### Given request
Below are the records; locate each line with the word "React" and copy it.

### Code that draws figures
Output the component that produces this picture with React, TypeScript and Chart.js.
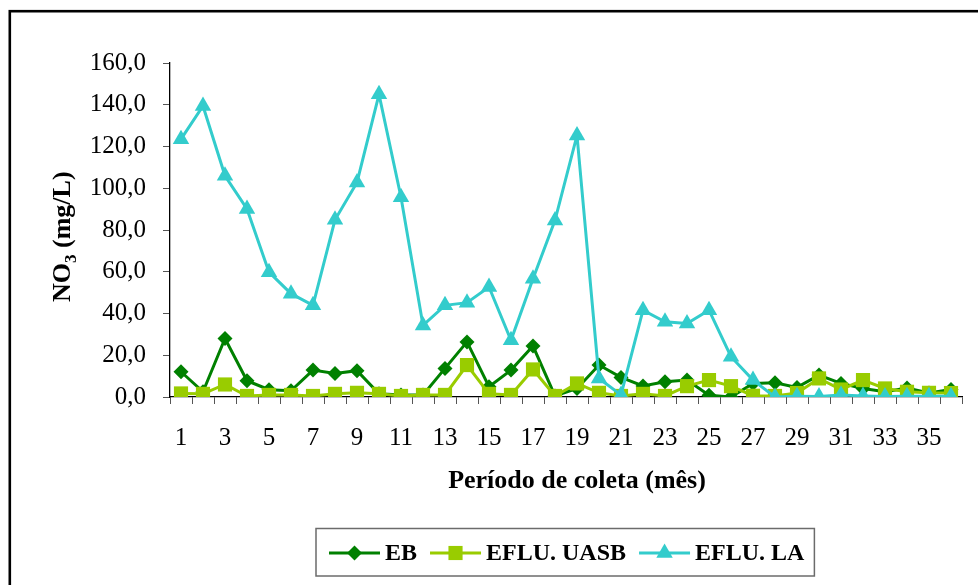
import React, { useEffect, useRef } from 'react';
import { Chart, registerables } from 'chart.js';

Chart.register(...registerables);

const categories = ['1','2','3','4','5','6','7','8','9','10','11','12','13','14','15','16','17','18','19','20','21','22','23','24','25','26','27','28','29','30','31','32','33','34','35','36'];

const ebValues = [12.1, 2.5, 28, 7.8, 3.5, 3, 12.9, 11.3, 12.6, 1.5, 1, 1, 13.7, 26.4, 4.9, 12.9, 24.4, 0.5, 4.1, 15.3, 9.4, 5.3, 7.3, 8.1, 0.8, 0, 6.5, 6.8, 4.6, 10.5, 6.5, 4.1, 2.5, 4.3, 1.9, 3.6];
const uasbValues = [1.7, 1.5, 6, 0.5, 1, 1, 0.5, 1.5, 2, 1.5, 0.5, 1, 1, 15.3, 1.5, 1, 13.2, 0.5, 6.5, 2, 0.5, 1.5, 0.5, 5.2, 8.1, 5.2, 0.6, 0.5, 1.9, 8.9, 3.6, 8.1, 4.1, 2.5, 2, 1.9];
const laValues = [123.5, 139.4, 106, 90.1, 59.8, 49.5, 43.9, 84.9, 102.8, 145, 95.7, 34.3, 43.9, 45.2, 52.7, 27.2, 56.7, 84.6, 125.3, 8.9, 1, 41.6, 36, 35.2, 41.6, 19.3, 8.1, 0, 0.3, 0.2, 1, 0.5, 0.2, 0.3, 0.3, 0.3];

const seriesLabels = ['EB', 'EFLU. UASB', 'EFLU. LA'];
const xTitle = 'Período de coleta (mês)';
const yTitleMain = 'NO';
const yTitleSub = '3';
const yTitleRest = ' (mg/L)';

const SERIF = '"Liberation Serif", "Times New Roman", serif';
const COLORS = ['#008000', '#99CC00', '#33CCCC'];
const STYLES: any[] = ['rectRot', 'rect', 'triangle'];
const RADII = [7.5, 10, 9.5];

function drawMarker(ctx: CanvasRenderingContext2D, style: string, x: number, y: number, r: number, color: string) {
  ctx.save();
  ctx.fillStyle = color;
  ctx.beginPath();
  if (style === 'rectRot') {
    ctx.moveTo(x, y - r); ctx.lineTo(x + r, y); ctx.lineTo(x, y + r); ctx.lineTo(x - r, y);
  } else if (style === 'rect') {
    const s = r * Math.SQRT1_2;
    ctx.rect(x - s, y - s, 2 * s, 2 * s);
  } else {
    const w = r * Math.sin(Math.PI * 2 / 3);
    ctx.moveTo(x, y - r); ctx.lineTo(x + w, y + r / 2); ctx.lineTo(x - w, y + r / 2);
  }
  ctx.closePath();
  ctx.fill();
  ctx.restore();
}

const decor = {
  id: 'decor',
  beforeDraw(chart: any) {
    const ctx = chart.ctx as CanvasRenderingContext2D;
    ctx.save();
    ctx.fillStyle = '#fff';
    ctx.fillRect(0, 0, chart.width, chart.height);
    ctx.strokeStyle = '#000';
    ctx.lineWidth = 2.6;
    ctx.strokeRect(9.8, 11.2, 2000, 2000);
    ctx.restore();
  },
  afterDraw(chart: any) {
    const ctx = chart.ctx as CanvasRenderingContext2D;
    ctx.save();
    ctx.fillStyle = '#000';
    // x title
    ctx.font = `bold 26px ${SERIF}`;
    ctx.textAlign = 'center';
    ctx.textBaseline = 'alphabetic';
    ctx.fillText(xTitle, 577, 488);
    // y title
    ctx.save();
    ctx.translate(70, 302);
    ctx.rotate(-Math.PI / 2);
    ctx.textAlign = 'left';
    ctx.font = `bold 26px ${SERIF}`;
    ctx.fillText(yTitleMain, 0, 0);
    let w = ctx.measureText(yTitleMain).width;
    ctx.font = `bold 17px ${SERIF}`;
    ctx.fillText(yTitleSub, w, 6);
    w += ctx.measureText(yTitleSub).width;
    ctx.font = `bold 26px ${SERIF}`;
    ctx.fillText(yTitleRest, w, 0);
    ctx.restore();
    // legend
    const top = 528.5, h = 47.5, cy = 553;
    let x = 329;
    ctx.font = `bold 24px ${SERIF}`;
    ctx.textAlign = 'left';
    ctx.textBaseline = 'middle';
    const items: { lx: number; tx: number }[] = [];
    for (let i = 0; i < seriesLabels.length; i++) {
      const lx = x;
      const tx = lx + 56;
      items.push({ lx, tx });
      x = tx + ctx.measureText(seriesLabels[i]).width + 13;
    }
    const right = x - 13 + 10;
    ctx.strokeStyle = '#6b6b6b';
    ctx.lineWidth = 1.5;
    ctx.strokeRect(316, top, right - 316, h);
    for (let i = 0; i < seriesLabels.length; i++) {
      const { lx, tx } = items[i];
      ctx.strokeStyle = COLORS[i];
      ctx.lineWidth = 3;
      ctx.beginPath();
      ctx.moveTo(lx, cy);
      ctx.lineTo(lx + 51, cy);
      ctx.stroke();
      drawMarker(ctx, STYLES[i], lx + 25.5, cy, RADII[i], COLORS[i]);
      ctx.fillStyle = '#000';
      ctx.fillText(seriesLabels[i], tx, cy + 1);
    }
    ctx.restore();
  },
};

export default function App() {
  const ref = useRef<HTMLCanvasElement | null>(null);
  useEffect(() => {
    document.body.style.margin = '0';
    const canvas = ref.current!;
    const values = [ebValues, uasbValues, laValues];
    const chart = new Chart(canvas, {
      type: 'line',
      data: {
        labels: categories,
        datasets: values.map((d, i) => ({
          label: seriesLabels[i],
          data: d,
          borderColor: COLORS[i],
          backgroundColor: COLORS[i],
          pointBackgroundColor: COLORS[i],
          pointBorderColor: COLORS[i],
          pointBorderWidth: 0,
          borderWidth: 3,
          pointStyle: STYLES[i],
          pointRadius: RADII[i],
          tension: 0,
          fill: false,
          order: 3 - i,
        })),
      },
      options: {
        animation: false,
        responsive: false,
        devicePixelRatio: 1,
        layout: { padding: { left: 0, top: 63, right: 16, bottom: 0 } },
        plugins: { legend: { display: false }, tooltip: { enabled: false } },
        scales: {
          x: {
            type: 'category',
            offset: true,
            afterFit: (s: any) => { s.height = 585 - 397; },
            grid: { offset: true, drawOnChartArea: false, drawTicks: true, tickLength: 7, color: '#555', lineWidth: 1 },
            border: { display: true, color: '#000', width: 1.3 },
            ticks: {
              autoSkip: false,
              maxRotation: 0,
              padding: 19,
              color: '#000',
              font: { family: SERIF, size: 25 },
              callback: function (this: any, val: any, idx: number) {
                return idx % 2 === 0 ? categories[idx] : '';
              },
            },
          },
          y: {
            min: 0,
            max: 160,
            afterFit: (s: any) => { s.width = 170; },
            grid: { drawOnChartArea: false, drawTicks: true, tickLength: 7, color: '#555', lineWidth: 1 },
            border: { display: true, color: '#000', width: 1.3 },
            ticks: {
              stepSize: 20,
              padding: 17,
              color: '#000',
              font: { family: SERIF, size: 25 },
              callback: (v: any) => Number(v).toFixed(1).replace('.', ','),
            },
          },
        },
      } as any,
      plugins: [decor],
    });
    return () => chart.destroy();
  }, []);
  return (
    <div style={{ position: 'absolute', left: 0, top: 0, width: 978, height: 585 }}>
      <canvas ref={ref} width={978} height={585} style={{ display: 'block', width: 978, height: 585 }} />
    </div>
  );
}
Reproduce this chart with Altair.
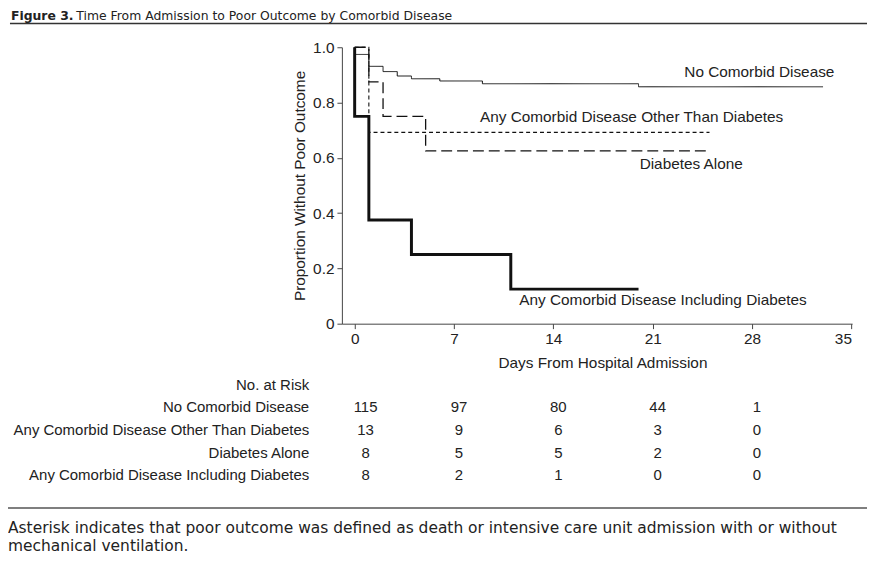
import altair as alt
import pandas as pd

# ---------------- data ----------------
groups = [
    "No Comorbid Disease",
    "Any Comorbid Disease Other Than Diabetes",
    "Diabetes Alone",
    "Any Comorbid Disease Including Diabetes",
]

nocom_day = [0, 0, 1, 2, 3, 4, 6, 9, 20, 33]
nocom_surv = [1.0, 0.974, 0.931, 0.912, 0.896, 0.886, 0.878, 0.868, 0.857, 0.857]
other_day = [0, 1, 25]
other_surv = [1.0, 0.692, 0.692]
diab_day = [0, 1, 2, 5, 25]
diab_surv = [1.0, 0.875, 0.75, 0.625, 0.625]
incl_day = [0, 0, 1, 4, 11, 20]
incl_surv = [1.0, 0.75, 0.375, 0.25, 0.125, 0.125]

risk_days = [0, 7, 14, 21, 28]
risk_nocom = [115, 97, 80, 44, 1]
risk_other = [13, 9, 6, 3, 0]
risk_diab = [8, 5, 5, 2, 0]
risk_incl = [8, 2, 1, 0, 0]

x_ticks = [0, 7, 14, 21, 28, 35]
y_ticks = [0, 0.2, 0.4, 0.6, 0.8, 1.0]

# curve label anchors (day, proportion)
label_day = [33.8, 30.2, 27.35, 31.85]
label_val = [0.909, 0.747, 0.578, 0.084]

title_bold = "Figure 3."
title_rest = "Time From Admission to Poor Outcome by Comorbid Disease"
footnote = [
    "Asterisk indicates that poor outcome was defined as death or intensive care unit admission with or without",
    "mechanical ventilation.",
]
risk_header = "No. at Risk"

# ---------------- tables ----------------
curve_sets = [
    (nocom_day, nocom_surv, [1, 0], 1.0),
    (other_day, other_surv, [4, 3], 1.1),
    (diab_day, diab_surv, [11, 5], 1.3),
    (incl_day, incl_surv, [1, 0], 3.0),
]

labels = pd.DataFrame({"group": groups, "day": label_day, "surv": label_val})

risk_rows = [risk_header] + groups
risk = []
for g, counts in zip(groups, [risk_nocom, risk_other, risk_diab, risk_incl]):
    for d, c in zip(risk_days, counts):
        risk.append({"row": g, "day": d, "n": str(c), "first": d == risk_days[0]})
risk = pd.DataFrame(risk)
risk_labels = pd.DataFrame({"row": risk_rows})

FONT = "Liberation Sans"
FS = 15.5
FS_TAB = 15.1
TXT = "#222222"

xscale = alt.Scale(domain=[-0.9, 35.05], nice=False, zero=False)
yscale = alt.Scale(domain=[0, 1], nice=False)

layers = []
for k, (g, (days, vals, dash, sw)) in enumerate(zip(groups, curve_sets)):
    df = pd.DataFrame({"day": days, "surv": vals, "idx": list(range(len(days)))})
    if k == 0:
        xenc = alt.X("day:Q", scale=xscale,
                     axis=alt.Axis(values=x_ticks, title="Days From Hospital Admission",
                                   titleX=263, titleAlign="center"))
        yenc = alt.Y("surv:Q", scale=yscale,
                     axis=alt.Axis(values=y_ticks, title="Proportion Without Poor Outcome",
                                   labelExpr="datum.value == 0 ? '0' : format(datum.value, '.1f')"))
    else:
        xenc = alt.X("day:Q", scale=xscale)
        yenc = alt.Y("surv:Q", scale=yscale, axis=None)
    layers.append(
        alt.Chart(df).mark_line(interpolate="step-after", color="#111111",
                                strokeDash=dash, strokeWidth=sw).encode(
            x=xenc, y=yenc, order=alt.Order("idx:Q"))
    )

curve_text = alt.Chart(labels).mark_text(
    align="right", baseline="middle", font=FONT, fontSize=FS, color=TXT
).encode(
    x=alt.X("day:Q", scale=xscale),
    y=alt.Y("surv:Q", scale=yscale, axis=None),
    text="group:N",
)

rowscale = alt.Scale(domain=risk_rows, range=[340.5, 432], padding=0)

risk_label_text = alt.Chart(risk_labels).mark_text(
    align="right", baseline="middle", font=FONT, fontSize=FS_TAB, color=TXT
).encode(
    x=alt.value(-33),
    y=alt.Y("row:N", scale=rowscale, axis=None),
    text="row:N",
)

risk_num_first = alt.Chart(risk).transform_filter("datum.first").mark_text(
    align="center", baseline="middle", font=FONT, fontSize=FS_TAB, color=TXT, dx=11
).encode(
    x=alt.X("day:Q", scale=xscale),
    y=alt.Y("row:N", scale=rowscale, axis=None),
    text="n:N",
)
risk_num_rest = alt.Chart(risk).transform_filter("!datum.first").mark_text(
    align="center", baseline="middle", font=FONT, fontSize=FS_TAB, color=TXT, dx=5
).encode(
    x=alt.X("day:Q", scale=xscale),
    y=alt.Y("row:N", scale=rowscale, axis=None),
    text="n:N",
)

one = pd.DataFrame({"k": [0]})
top_rule = alt.Chart(one).mark_rule(color="#333333", strokeWidth=1.6).encode(
    x=alt.value(-335), x2=alt.value(530), y=alt.value(-24))
bottom_rule = alt.Chart(one).mark_rule(color="#555555", strokeWidth=1.6).encode(
    x=alt.value(-337), x2=alt.value(530), y=alt.value(465))

FN_FONT = "DejaVu Sans"
fn1 = alt.Chart(one).mark_text(align="left", baseline="middle", font=FN_FONT,
                               fontSize=15.6, color="#222222", text=footnote[0]).encode(
    x=alt.value(-337), y=alt.value(485))
fn2 = alt.Chart(one).mark_text(align="left", baseline="middle", font=FN_FONT,
                               fontSize=15.6, color="#222222", text=footnote[1]).encode(
    x=alt.value(-337), y=alt.value(503.5))
t1 = alt.Chart(one).mark_text(align="left", baseline="alphabetic", font=FN_FONT,
                              fontSize=12.5, fontWeight="bold", color="#222222",
                              text=title_bold).encode(x=alt.value(-334), y=alt.value(-27.5))
t2 = alt.Chart(one).mark_text(align="left", baseline="alphabetic", font=FN_FONT,
                              fontSize=12.5, color="#222222",
                              text=title_rest).encode(x=alt.value(-268), y=alt.value(-27.5))

chart = alt.layer(
    *layers, curve_text, risk_label_text, risk_num_first, risk_num_rest,
    top_rule, bottom_rule, fn1, fn2, t1, t2
).resolve_scale(y="independent").properties(
    width=515, height=279,
    autosize=alt.AutoSizeParams(type="none"),
    padding={"left": 337, "top": 37, "right": 15, "bottom": 247},
).configure_view(stroke=None).configure_axis(
    grid=False, domainColor="#444444", tickColor="#444444", tickSize=5,
    labelFont=FONT, labelFontSize=FS, labelColor=TXT, labelPadding=3,
    titleFont=FONT, titleFontSize=FS, titleColor=TXT, titleFontWeight="normal",
).configure_axisX(titlePadding=9).configure_axisY(titlePadding=5)

chart.save("out.html", embed_options={"renderer": "svg", "actions": False})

### The result
Output the component that produces this picture with React, TypeScript and Chart.js.
import React, { useEffect, useRef } from 'react';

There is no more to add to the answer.